[Records contained in a dataset]
[Begin]

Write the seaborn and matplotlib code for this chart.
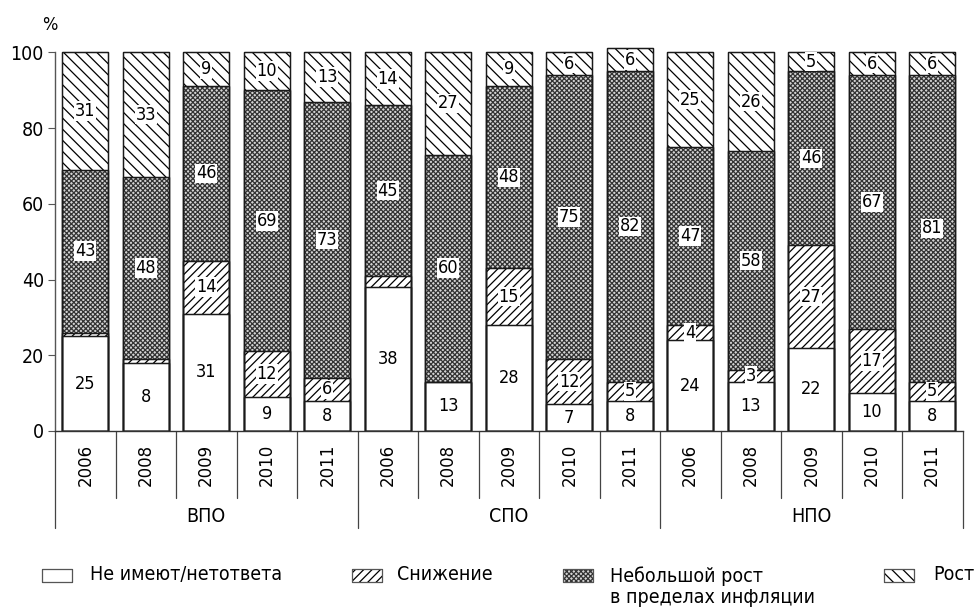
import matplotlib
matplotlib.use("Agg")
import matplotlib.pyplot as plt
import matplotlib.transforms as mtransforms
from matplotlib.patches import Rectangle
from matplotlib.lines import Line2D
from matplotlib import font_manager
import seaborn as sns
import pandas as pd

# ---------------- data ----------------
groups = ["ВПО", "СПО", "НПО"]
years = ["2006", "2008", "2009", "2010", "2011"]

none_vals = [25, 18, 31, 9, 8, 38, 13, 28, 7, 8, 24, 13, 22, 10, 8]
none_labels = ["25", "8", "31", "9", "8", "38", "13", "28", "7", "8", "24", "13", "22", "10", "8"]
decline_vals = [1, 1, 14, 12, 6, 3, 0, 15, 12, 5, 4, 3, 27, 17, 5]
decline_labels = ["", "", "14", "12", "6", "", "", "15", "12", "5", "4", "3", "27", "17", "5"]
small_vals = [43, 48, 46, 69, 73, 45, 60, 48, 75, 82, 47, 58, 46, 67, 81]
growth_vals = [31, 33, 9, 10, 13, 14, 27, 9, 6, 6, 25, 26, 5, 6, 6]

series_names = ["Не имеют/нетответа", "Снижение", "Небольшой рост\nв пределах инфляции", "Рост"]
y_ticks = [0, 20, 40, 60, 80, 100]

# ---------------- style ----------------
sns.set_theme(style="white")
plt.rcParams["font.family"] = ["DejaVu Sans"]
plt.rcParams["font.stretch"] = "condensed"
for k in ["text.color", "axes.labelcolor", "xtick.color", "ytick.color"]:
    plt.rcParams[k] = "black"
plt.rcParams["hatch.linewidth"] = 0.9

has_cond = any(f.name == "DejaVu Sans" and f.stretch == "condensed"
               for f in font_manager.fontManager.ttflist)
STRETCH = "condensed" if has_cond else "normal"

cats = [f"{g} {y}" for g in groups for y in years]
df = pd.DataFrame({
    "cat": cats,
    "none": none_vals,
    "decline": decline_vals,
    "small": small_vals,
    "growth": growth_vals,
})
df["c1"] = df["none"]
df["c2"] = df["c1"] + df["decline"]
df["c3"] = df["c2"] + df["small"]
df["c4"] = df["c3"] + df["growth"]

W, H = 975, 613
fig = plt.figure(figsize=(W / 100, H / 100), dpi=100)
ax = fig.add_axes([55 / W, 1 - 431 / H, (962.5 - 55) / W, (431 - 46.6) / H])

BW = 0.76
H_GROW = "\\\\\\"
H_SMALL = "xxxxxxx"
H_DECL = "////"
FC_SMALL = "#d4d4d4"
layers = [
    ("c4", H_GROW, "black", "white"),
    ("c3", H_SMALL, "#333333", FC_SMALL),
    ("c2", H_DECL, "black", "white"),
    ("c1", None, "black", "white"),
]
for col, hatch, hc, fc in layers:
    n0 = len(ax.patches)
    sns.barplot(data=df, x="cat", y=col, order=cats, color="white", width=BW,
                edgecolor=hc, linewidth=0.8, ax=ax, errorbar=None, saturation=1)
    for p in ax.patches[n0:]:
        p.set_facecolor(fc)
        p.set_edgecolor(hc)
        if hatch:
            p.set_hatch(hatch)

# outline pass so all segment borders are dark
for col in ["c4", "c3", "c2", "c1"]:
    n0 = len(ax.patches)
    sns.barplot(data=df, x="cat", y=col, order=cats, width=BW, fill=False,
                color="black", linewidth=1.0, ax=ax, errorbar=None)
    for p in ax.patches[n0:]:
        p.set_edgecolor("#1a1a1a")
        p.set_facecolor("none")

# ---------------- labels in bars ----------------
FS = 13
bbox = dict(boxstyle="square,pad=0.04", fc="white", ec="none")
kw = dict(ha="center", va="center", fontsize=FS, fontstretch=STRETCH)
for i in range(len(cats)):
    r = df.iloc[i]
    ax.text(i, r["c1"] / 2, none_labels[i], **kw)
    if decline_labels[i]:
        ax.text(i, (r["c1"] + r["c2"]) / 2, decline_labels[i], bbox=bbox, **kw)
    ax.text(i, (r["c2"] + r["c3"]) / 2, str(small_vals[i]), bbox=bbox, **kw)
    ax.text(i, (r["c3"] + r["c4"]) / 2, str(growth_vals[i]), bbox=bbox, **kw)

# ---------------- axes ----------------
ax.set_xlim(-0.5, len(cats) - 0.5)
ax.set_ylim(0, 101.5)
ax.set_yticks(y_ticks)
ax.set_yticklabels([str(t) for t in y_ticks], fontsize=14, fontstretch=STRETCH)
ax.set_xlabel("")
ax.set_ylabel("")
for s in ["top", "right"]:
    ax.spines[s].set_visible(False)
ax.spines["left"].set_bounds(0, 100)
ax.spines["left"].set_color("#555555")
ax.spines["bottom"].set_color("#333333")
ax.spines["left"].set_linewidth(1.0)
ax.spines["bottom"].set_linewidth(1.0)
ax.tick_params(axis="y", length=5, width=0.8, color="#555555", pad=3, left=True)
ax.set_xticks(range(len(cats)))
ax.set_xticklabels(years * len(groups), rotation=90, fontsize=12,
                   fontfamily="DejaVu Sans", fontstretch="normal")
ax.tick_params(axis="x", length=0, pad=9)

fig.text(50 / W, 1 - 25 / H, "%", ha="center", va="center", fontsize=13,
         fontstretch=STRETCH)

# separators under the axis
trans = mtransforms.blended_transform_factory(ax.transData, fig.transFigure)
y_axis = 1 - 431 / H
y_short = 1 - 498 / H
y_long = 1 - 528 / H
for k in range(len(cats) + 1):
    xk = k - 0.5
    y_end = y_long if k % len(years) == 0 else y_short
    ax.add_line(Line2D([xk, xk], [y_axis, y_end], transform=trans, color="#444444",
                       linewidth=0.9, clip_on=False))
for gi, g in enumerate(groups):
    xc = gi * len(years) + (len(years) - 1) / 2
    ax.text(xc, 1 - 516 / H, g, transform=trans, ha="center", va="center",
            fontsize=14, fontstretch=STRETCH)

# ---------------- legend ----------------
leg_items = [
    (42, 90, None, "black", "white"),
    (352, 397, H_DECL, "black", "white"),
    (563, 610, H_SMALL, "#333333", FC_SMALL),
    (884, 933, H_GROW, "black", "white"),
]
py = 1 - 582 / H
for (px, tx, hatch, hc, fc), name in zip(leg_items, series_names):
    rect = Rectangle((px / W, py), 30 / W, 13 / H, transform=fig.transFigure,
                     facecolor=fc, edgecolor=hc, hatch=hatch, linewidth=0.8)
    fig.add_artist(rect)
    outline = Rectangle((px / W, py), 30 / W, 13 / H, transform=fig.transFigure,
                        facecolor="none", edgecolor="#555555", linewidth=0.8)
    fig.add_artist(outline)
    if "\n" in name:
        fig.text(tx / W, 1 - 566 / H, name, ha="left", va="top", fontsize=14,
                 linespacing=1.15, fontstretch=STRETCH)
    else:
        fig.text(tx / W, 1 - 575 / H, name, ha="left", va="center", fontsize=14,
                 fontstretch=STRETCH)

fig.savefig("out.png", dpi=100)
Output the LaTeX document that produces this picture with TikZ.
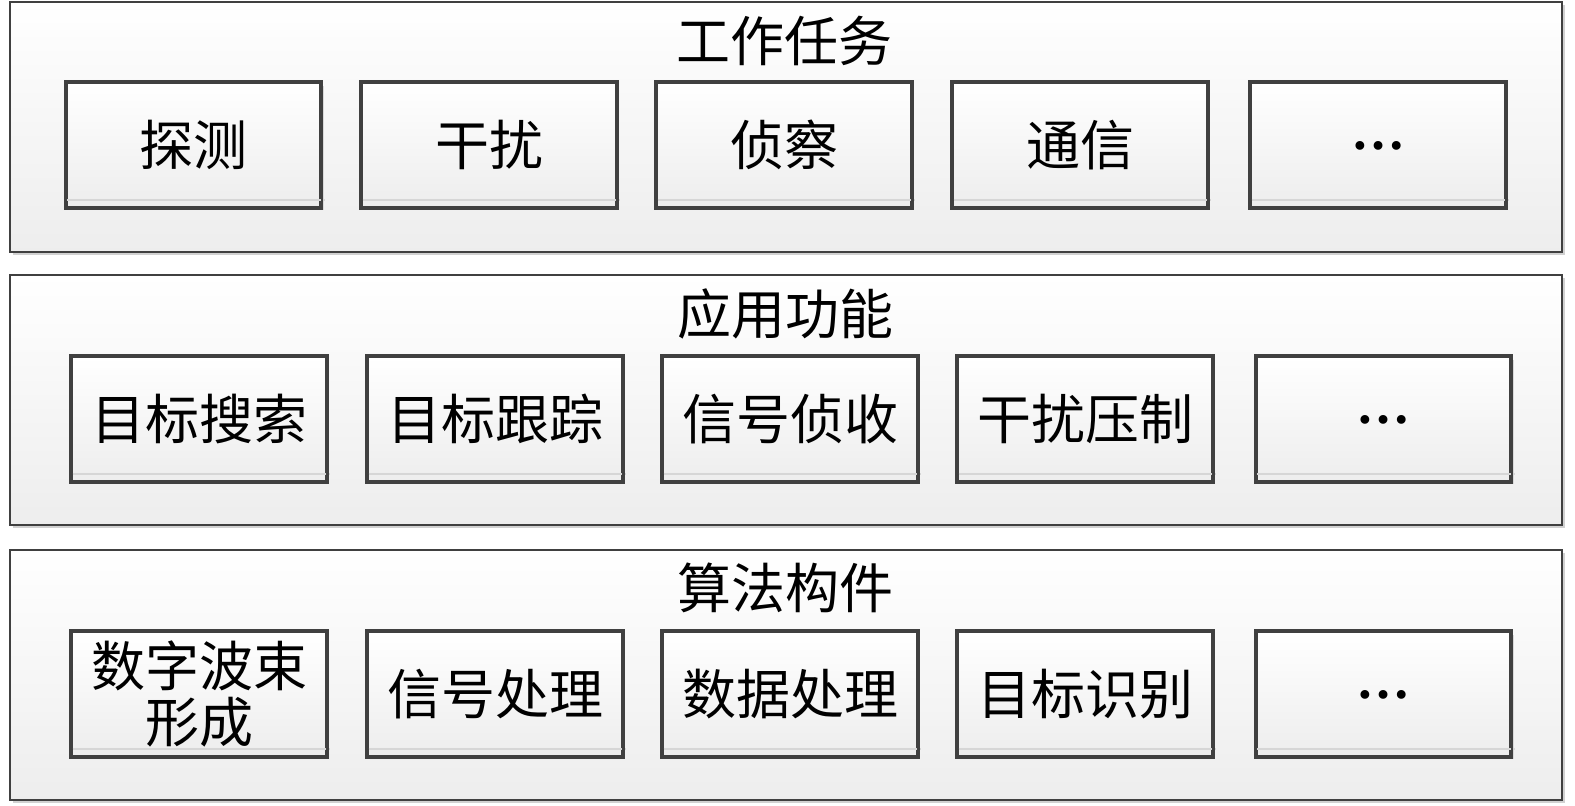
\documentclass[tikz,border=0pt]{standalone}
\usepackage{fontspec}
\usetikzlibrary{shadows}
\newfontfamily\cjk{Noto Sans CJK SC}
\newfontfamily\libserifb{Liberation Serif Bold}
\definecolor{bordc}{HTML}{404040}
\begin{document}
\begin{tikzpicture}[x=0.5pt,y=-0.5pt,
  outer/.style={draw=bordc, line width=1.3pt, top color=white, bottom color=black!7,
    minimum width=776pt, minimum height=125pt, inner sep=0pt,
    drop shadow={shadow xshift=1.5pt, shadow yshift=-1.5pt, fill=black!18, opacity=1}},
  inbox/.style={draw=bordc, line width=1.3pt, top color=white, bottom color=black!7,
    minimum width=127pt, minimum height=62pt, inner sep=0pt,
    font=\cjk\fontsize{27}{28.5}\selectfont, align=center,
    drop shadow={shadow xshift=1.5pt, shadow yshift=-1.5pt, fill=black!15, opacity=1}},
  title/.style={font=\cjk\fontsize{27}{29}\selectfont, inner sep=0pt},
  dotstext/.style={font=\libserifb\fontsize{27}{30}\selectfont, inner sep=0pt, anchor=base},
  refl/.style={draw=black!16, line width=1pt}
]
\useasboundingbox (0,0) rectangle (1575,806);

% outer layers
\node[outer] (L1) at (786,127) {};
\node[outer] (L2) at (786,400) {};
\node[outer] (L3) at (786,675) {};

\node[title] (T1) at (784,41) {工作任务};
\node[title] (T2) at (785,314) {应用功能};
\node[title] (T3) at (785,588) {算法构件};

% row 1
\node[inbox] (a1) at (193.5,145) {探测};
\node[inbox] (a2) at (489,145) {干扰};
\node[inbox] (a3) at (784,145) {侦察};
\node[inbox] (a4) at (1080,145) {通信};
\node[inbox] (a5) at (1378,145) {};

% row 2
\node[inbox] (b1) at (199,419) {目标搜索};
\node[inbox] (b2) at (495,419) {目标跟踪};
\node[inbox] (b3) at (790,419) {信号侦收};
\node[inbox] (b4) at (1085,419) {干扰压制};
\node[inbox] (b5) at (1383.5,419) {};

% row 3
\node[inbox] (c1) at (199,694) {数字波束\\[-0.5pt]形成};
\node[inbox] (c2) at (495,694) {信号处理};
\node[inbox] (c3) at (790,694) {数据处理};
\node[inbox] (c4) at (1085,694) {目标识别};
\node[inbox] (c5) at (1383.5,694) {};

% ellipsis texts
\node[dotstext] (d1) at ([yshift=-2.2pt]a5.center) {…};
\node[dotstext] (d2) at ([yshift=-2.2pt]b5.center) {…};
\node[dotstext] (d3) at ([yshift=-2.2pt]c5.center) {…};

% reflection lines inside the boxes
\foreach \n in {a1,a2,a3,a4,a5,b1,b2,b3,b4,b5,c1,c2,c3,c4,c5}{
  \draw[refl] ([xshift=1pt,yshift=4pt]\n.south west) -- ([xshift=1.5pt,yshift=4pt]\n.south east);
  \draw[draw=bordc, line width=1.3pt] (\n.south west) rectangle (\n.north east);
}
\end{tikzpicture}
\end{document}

[End]

▸ TASK PROMPT
Set down nothing but the lines from the one holding "Output the LaTeX" through the one holding "(c5) at (1383.5,694)", both included, exactly as they appear; any picture is left out.

▸ COMPLETED TASK
Output the LaTeX document that produces this picture with TikZ.
\documentclass[tikz,border=0pt]{standalone}
\usepackage{fontspec}
\usetikzlibrary{shadows}
\newfontfamily\cjk{Noto Sans CJK SC}
\newfontfamily\libserifb{Liberation Serif Bold}
\definecolor{bordc}{HTML}{404040}
\begin{document}
\begin{tikzpicture}[x=0.5pt,y=-0.5pt,
  outer/.style={draw=bordc, line width=1.3pt, top color=white, bottom color=black!7,
    minimum width=776pt, minimum height=125pt, inner sep=0pt,
    drop shadow={shadow xshift=1.5pt, shadow yshift=-1.5pt, fill=black!18, opacity=1}},
  inbox/.style={draw=bordc, line width=1.3pt, top color=white, bottom color=black!7,
    minimum width=127pt, minimum height=62pt, inner sep=0pt,
    font=\cjk\fontsize{27}{28.5}\selectfont, align=center,
    drop shadow={shadow xshift=1.5pt, shadow yshift=-1.5pt, fill=black!15, opacity=1}},
  title/.style={font=\cjk\fontsize{27}{29}\selectfont, inner sep=0pt},
  dotstext/.style={font=\libserifb\fontsize{27}{30}\selectfont, inner sep=0pt, anchor=base},
  refl/.style={draw=black!16, line width=1pt}
]
\useasboundingbox (0,0) rectangle (1575,806);

% outer layers
\node[outer] (L1) at (786,127) {};
\node[outer] (L2) at (786,400) {};
\node[outer] (L3) at (786,675) {};

\node[title] (T1) at (784,41) {工作任务};
\node[title] (T2) at (785,314) {应用功能};
\node[title] (T3) at (785,588) {算法构件};

% row 1
\node[inbox] (a1) at (193.5,145) {探测};
\node[inbox] (a2) at (489,145) {干扰};
\node[inbox] (a3) at (784,145) {侦察};
\node[inbox] (a4) at (1080,145) {通信};
\node[inbox] (a5) at (1378,145) {};

% row 2
\node[inbox] (b1) at (199,419) {目标搜索};
\node[inbox] (b2) at (495,419) {目标跟踪};
\node[inbox] (b3) at (790,419) {信号侦收};
\node[inbox] (b4) at (1085,419) {干扰压制};
\node[inbox] (b5) at (1383.5,419) {};

% row 3
\node[inbox] (c1) at (199,694) {数字波束\\[-0.5pt]形成};
\node[inbox] (c2) at (495,694) {信号处理};
\node[inbox] (c3) at (790,694) {数据处理};
\node[inbox] (c4) at (1085,694) {目标识别};
\node[inbox] (c5) at (1383.5,694) {};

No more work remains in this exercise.